Life on Mars canceled
ABC nukes trippy time-traveling cop show from orbit, but will not pull the show from schedule until its initial order runs course.
Pushing Daisies, Eli Stone, Dirty Sexy Money, meet Life on Mars. ABC's mass grave of quality shows canceled before their time is one deeper, as the network has officially canceled the freshman sci-fi drama Life on Mars. But instead of the cold shoulder ABC gave last year's trio of high-profile cuts, Life on Mars is being given a proper farewell.
All five of the remaining episodes of Life on Mars will air as planned, reports Variety, instead of the usual shaft job of cutting a canceled show off in mid-stream. This is very important--and can be considered the news' silver lining for Mars fans--because of the show's eerie nature.

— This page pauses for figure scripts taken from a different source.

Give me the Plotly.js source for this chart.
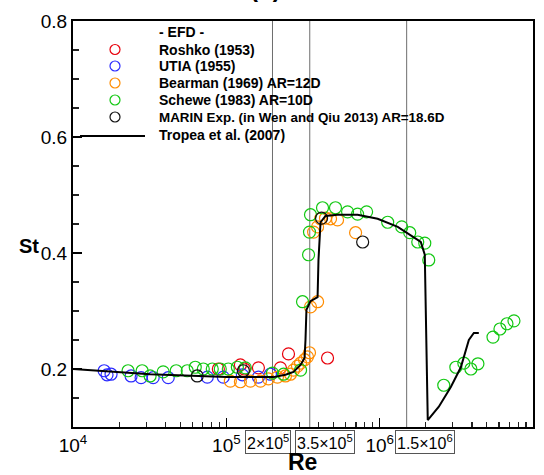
<!DOCTYPE html>
<html><head><meta charset="utf-8">
<script src="https://cdn.plot.ly/plotly-3.0.1.min.js"></script>
<style>body{margin:0;background:#fff}#chart{width:544px;height:475px}</style>
</head><body><div id="chart"></div>
<script>
// ---- data ----
const roshkoRe = [88700, 123500, 131200, 161900, 225300, 254300, 457100];
const roshkoSt = [0.200, 0.207, 0.200, 0.202, 0.202, 0.226, 0.219];

const utiaRe = [15960, 16670, 17710, 23920, 27800, 33330, 41780, 75160, 95530, 127200, 161900, 194000];
const utiaSt = [0.197, 0.190, 0.191, 0.188, 0.185, 0.185, 0.185, 0.186, 0.186, 0.190, 0.186, 0.191];

const bearmanRe = [106200, 123500, 143600, 166900, 188200, 215500, 243000, 262000, 274000, 291000, 304800, 323700, 338200, 348600, 353900, 393600, 370800, 393600, 411500, 443400, 478200, 531100, 696600];
const bearmanSt = [0.179, 0.178, 0.179, 0.179, 0.183, 0.186, 0.188, 0.191, 0.198, 0.205, 0.210, 0.216, 0.221, 0.228, 0.307, 0.316, 0.436, 0.445, 0.459, 0.460, 0.459, 0.457, 0.435];

const scheweRe = [22860, 28240, 31830, 38730, 47100, 55590, 62700, 70760, 80960, 91300, 103000, 118000, 133100, 200000, 236000, 304800, 314000, 343800, 348600, 353900, 423900, 515000, 617700, 718000, 822000, 1128000, 1393000, 1571000, 1772000, 1969000, 2090000, 2618000, 3139000, 3540000, 3935000, 4374000, 5484000, 6087000, 6763000, 7513000];
const scheweSt = [0.197, 0.197, 0.188, 0.195, 0.197, 0.197, 0.203, 0.200, 0.200, 0.200, 0.200, 0.203, 0.202, 0.193, 0.191, 0.198, 0.316, 0.397, 0.436, 0.466, 0.478, 0.478, 0.471, 0.467, 0.471, 0.453, 0.445, 0.435, 0.419, 0.417, 0.388, 0.172, 0.203, 0.210, 0.200, 0.209, 0.255, 0.269, 0.278, 0.283];

const marinRe = [64570, 129200, 417800, 774600];
const marinSt = [0.188, 0.197, 0.460, 0.419];

const tropeaRe = [10000, 31800, 100000, 202800, 243000, 274000, 304700, 323700, 328300, 333000, 354000, 393600, 399000, 405400, 411500, 443400, 531100, 717800, 970000, 1312000, 1668000, 1854000, 1969000, 2000000, 2029000, 2059000, 2431000, 2912000, 3383000, 3816000, 4113000, 4432000];
const tropeaSt = [0.200, 0.191, 0.186, 0.186, 0.190, 0.195, 0.207, 0.219, 0.250, 0.302, 0.317, 0.324, 0.388, 0.426, 0.453, 0.464, 0.466, 0.466, 0.459, 0.445, 0.428, 0.419, 0.397, 0.297, 0.216, 0.112, 0.135, 0.169, 0.203, 0.250, 0.262, 0.262];

const regimeRe = [2e5, 3.5e5, 1.5e6];
const regimeLabels = ['2×10<sup>5</sup>', '3.5×10<sup>5</sup>', '1.5×10<sup>6</sup>'];

const xTickVals = [1e4, 1e5, 1e6, 1e7];
const xTickText = ['10<sup>4</sup>', '10<sup>5</sup>', '10<sup>6</sup>', '10<sup>7</sup>'];
const xMinorVals = [2e4,3e4,4e4,5e4,6e4,7e4,8e4,9e4,2e5,3e5,4e5,5e5,6e5,7e5,8e5,9e5,2e6,3e6,4e6,5e6,6e6,7e6,8e6,9e6];
const yTickVals = [0.2, 0.4, 0.6, 0.8];
const yTickText = ['0.2', '0.4', '0.6', '0.8'];
const yMinorVals = [0.15, 0.25, 0.3, 0.35, 0.45, 0.5, 0.55, 0.65, 0.7, 0.75];

const series = [
  {name: 'Roshko (1953)', re: roshkoRe, st: roshkoSt, color: '#e8000b'},
  {name: 'UTIA (1955)', re: utiaRe, st: utiaSt, color: '#2b2bff'},
  {name: 'Bearman (1969) AR=12D', re: bearmanRe, st: bearmanSt, color: '#ff8c00'},
  {name: 'Schewe (1983) AR=10D', re: scheweRe, st: scheweSt, color: '#12c812'},
  {name: 'MARIN Exp. (in Wen and Qiu 2013) AR=18.6D', re: marinRe, st: marinSt, color: '#111111'}
];

// ---- geometry helpers (plot area in pixels) ----
const L = 73, R = 533, T = 21, B = 427;
const px = x => (x - L) / (R - L);
const py = y => (B - y) / (B - T);
const FONT = 'Liberation Sans, Arial, Helvetica, sans-serif';

const traces = [];
regimeRe.forEach(v => traces.push({
  x: [v, v], y: [0.1, 0.8], mode: 'lines', type: 'scatter',
  line: {color: '#6e6e6e', width: 1}, hoverinfo: 'skip', showlegend: false
}));
series.forEach(s => traces.push({
  x: s.re, y: s.st, mode: 'markers', type: 'scatter', name: s.name,
  marker: {symbol: 'circle-open', size: 12, color: s.color, line: {width: 1.2, color: s.color}},
  showlegend: false
}));
traces.push({
  x: tropeaRe, y: tropeaSt, mode: 'lines', type: 'scatter', name: 'Tropea et al. (2007)',
  line: {color: '#000000', width: 2}, showlegend: false
});
// invisible carrier trace for the minor-tick overlay axes
traces.push({x: [1e4], y: [0.1], xaxis: 'x2', yaxis: 'y2', mode: 'markers',
  marker: {opacity: 0}, hoverinfo: 'skip', showlegend: false});

const annotations = [];
const shapes = [];
const legendFont = {family:FONT, size:14, color:'#000'};
annotations.push({xref:'paper', yref:'paper', x: px(157), y: py(32), xanchor:'left', yanchor:'middle',
  text:'<b>- EFD -</b>', showarrow:false, font:legendFont});
const rowsY = [49.5, 66, 83, 100, 117];
series.forEach((s, i) => {
  annotations.push({xref:'paper', yref:'paper', x: px(157), y: py(rowsY[i]), xanchor:'left', yanchor:'middle',
    text:'<b>' + s.name + '</b>', showarrow:false,
    font: i === 4 ? {family:FONT, size:13.4, color:'#000'} : legendFont});
  shapes.push({type:'circle', xref:'paper', yref:'paper', xsizemode:'pixel', ysizemode:'pixel',
    xanchor: px(115), yanchor: py(rowsY[i]), x0:-5, x1:5, y0:-5, y1:5,
    line:{color:s.color, width:1.2}});
});
annotations.push({xref:'paper', yref:'paper', x: px(157), y: py(135), xanchor:'left', yanchor:'middle',
  text:'<b>Tropea et al. (2007)</b>', showarrow:false, font:legendFont});
shapes.push({type:'line', xref:'paper', yref:'paper', x0: px(80), x1: px(145), y0: py(136), y1: py(136),
  line:{color:'#000', width:2}});

// boxed regime labels
const boxLeft = [245, 295, 395];
regimeLabels.forEach((t, i) => annotations.push({
  xref:'paper', yref:'paper', x: px(boxLeft[i]), y: py(430), xanchor:'left', yanchor:'top',
  text: t, showarrow:false, font:{family:FONT, size:16, color:'#000'},
  bordercolor:'#555', borderwidth:1, borderpad:1, bgcolor:'#fff'
}));

// axis titles
annotations.push({xref:'paper', yref:'paper', x: px(29), y: py(246), xanchor:'center', yanchor:'middle',
  text:'<b>St</b>', showarrow:false, font:{family:FONT, size:20, color:'#000'}});
annotations.push({xref:'paper', yref:'paper', x: px(302), y: py(462), xanchor:'center', yanchor:'middle',
  text:'<b>Re</b>', showarrow:false, font:{family:FONT, size:23, color:'#000'}});
// figure title, mostly above the visible area (as in the reference)
annotations.push({xref:'paper', yref:'paper', x: px(265), y: py(-12), xanchor:'center', yanchor:'middle',
  text:'<b>(b)</b>', showarrow:false, font:{family:FONT, size:24, color:'#000'}});

const layout = {
  width: 544, height: 475,
  margin: {l: L, r: 544 - R, t: T, b: 475 - B, pad: 0},
  paper_bgcolor: '#fff', plot_bgcolor: '#fff',
  showlegend: false,
  xaxis: {
    type: 'log', range: [4, 7], tickmode: 'array', tickvals: xTickVals, ticktext: xTickText,
    ticks: 'inside', ticklen: 9, tickwidth: 1.5, tickcolor: '#000',
    showline: true, linewidth: 2, linecolor: '#000', mirror: true,
    showgrid: false, zeroline: false,
    tickfont: {family: FONT, size: 19, color: '#000'}
  },
  yaxis: {
    range: [0.1, 0.8], tickmode: 'array', tickvals: yTickVals, ticktext: yTickText,
    ticks: 'inside', ticklen: 9, tickwidth: 1.5, tickcolor: '#000',
    showline: true, linewidth: 2, linecolor: '#000', mirror: true,
    showgrid: false, zeroline: false,
    tickfont: {family: FONT, size: 19, color: '#000'}
  },
  xaxis2: {
    type: 'log', range: [4, 7], overlaying: 'x', anchor: 'y2', side: 'bottom',
    tickmode: 'array', tickvals: xMinorVals, showticklabels: false,
    ticks: 'inside', ticklen: 5, tickwidth: 1.2, tickcolor: '#222',
    showline: false, showgrid: false, zeroline: false
  },
  yaxis2: {
    range: [0.1, 0.8], overlaying: 'y', anchor: 'x2', side: 'left',
    tickmode: 'array', tickvals: yMinorVals, showticklabels: false,
    ticks: 'inside', ticklen: 6, tickwidth: 1.2, tickcolor: '#222',
    showline: false, showgrid: false, zeroline: false
  },
  annotations: annotations,
  shapes: shapes
};

Plotly.newPlot('chart', traces, layout, {staticPlot: true, displayModeBar: false});
</script></body></html>
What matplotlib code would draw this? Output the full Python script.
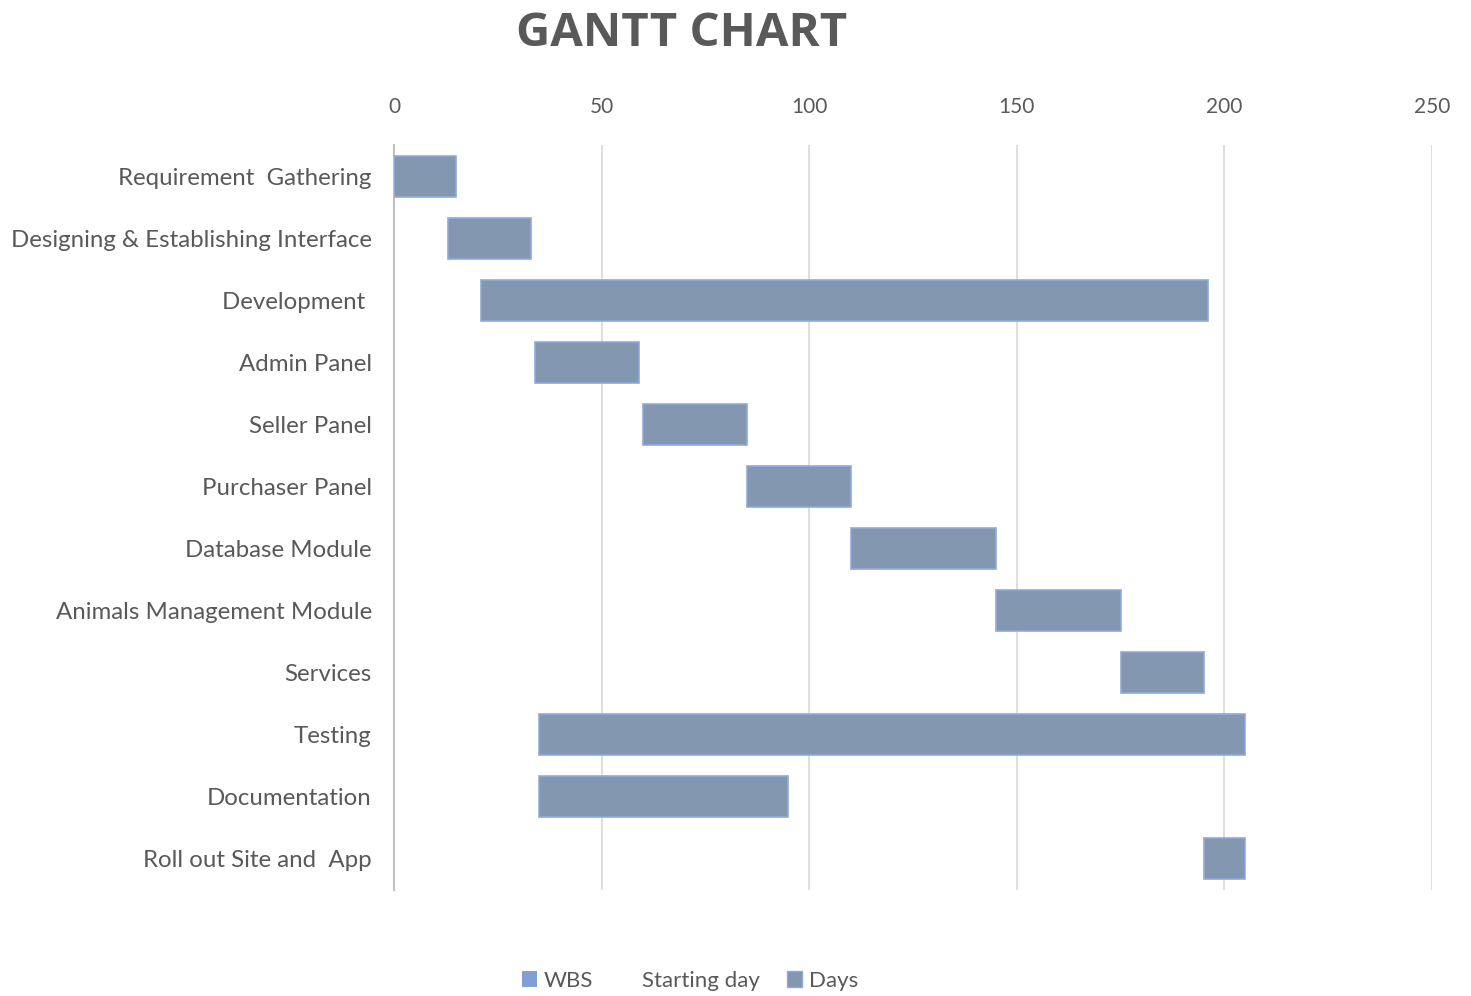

Life on Mars, about Detective Sam Tyler (Jason O'Mara) who finds himself somehow transported back to 1973 after being hit by a car, is a series-long mystery, with viewers (and Tyler) trying to determine whether Tyler has time-traveled, is dead, is in a coma, is simply insane, or a host of other possibilities. By airing the final episodes, and more importantly giving producers time to wrap things up, viewers will be able to get closure and get the answers they need (remember what happened when The Nine got canceled? Me either).
ABC clearly had a soft spot for the program, but once again had to make the difficult decision of breaking up with it because of disappointing ratings. It probably didn't help that the network decided to change its air time halfway through the series, and it might have done better if it had been held to midseason and paired with Lost all along. And the fact that the network hyped up its return after break only to show an episode out of order--opting for a standalone episode to welcome in new viewers instead of wrapping up a two-part cliffhanger (what was up with that!?!?)--was just a bad mistake that left a bad taste in the mouths of its fanbase.
I'll miss Life on Mars and its awesome soundtrack, its weird robots creeping out of people's eyes, the over-the-top police brutality and occasional vaudevillian fisticuffs, Michael Imperioli's snappy dialogue, and its oh-so-relaxed attitude. But most of all, I will miss Gretchen Mol's hair...that 'do was so horrendous it was bitchin'.
Goodbye, Annie. Goodbye, Annie's hair.